Sonja Munz: In den letzten Jahren stieg die Anzahl kooperativer Promotionen stetig an. Insbesondere herausragende HAW-Absolventen und -Absolventinnen nutzen die Chance, sich weiter zu qualifizieren. Für die Mitarbeit in angewandten Forschungsprojekten interessieren sich aber zunehmend auch Universitätsabsolventen. Die Kooperation mit Universitäten wurde im Bereich Promotionen stark ausgebaut. In einigen Fächern gestaltet sich die Suche nach Doktormutter beziehungsweise Doktorvater an einer Universität dennoch schwierig. Gerade in Fachgebieten, die auf universitärer Seite kein Pendant haben, scheitern wir zum Teil.

F&L: Was halten Sie von einem eigenständigen Promotionsrecht der HAWs?

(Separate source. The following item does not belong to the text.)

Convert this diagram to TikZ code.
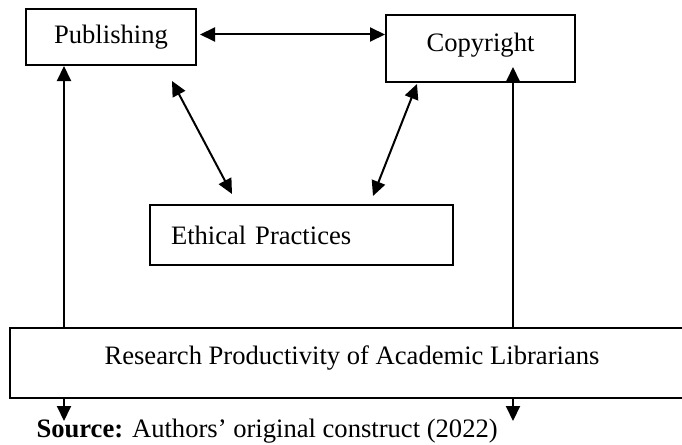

Sonja Munz: Die Hochschule München strebt den weiteren Ausbau kooperativer Promotionen und die Etablierung eines eigenständigen Promotionsrechts auf der Basis anerkannter nationaler und internationaler qualitätsgesicherter, strukturierter Promotionsverfahren für forschungsstarke Bereiche an. Dies ist aus Sicht der Hochschule München umso dringlicher geboten, als HAW-spezifische Fachgebiete auf universitärer Seite häufig nur unzureichende Möglichkeiten für kooperative Promotionen vorfinden.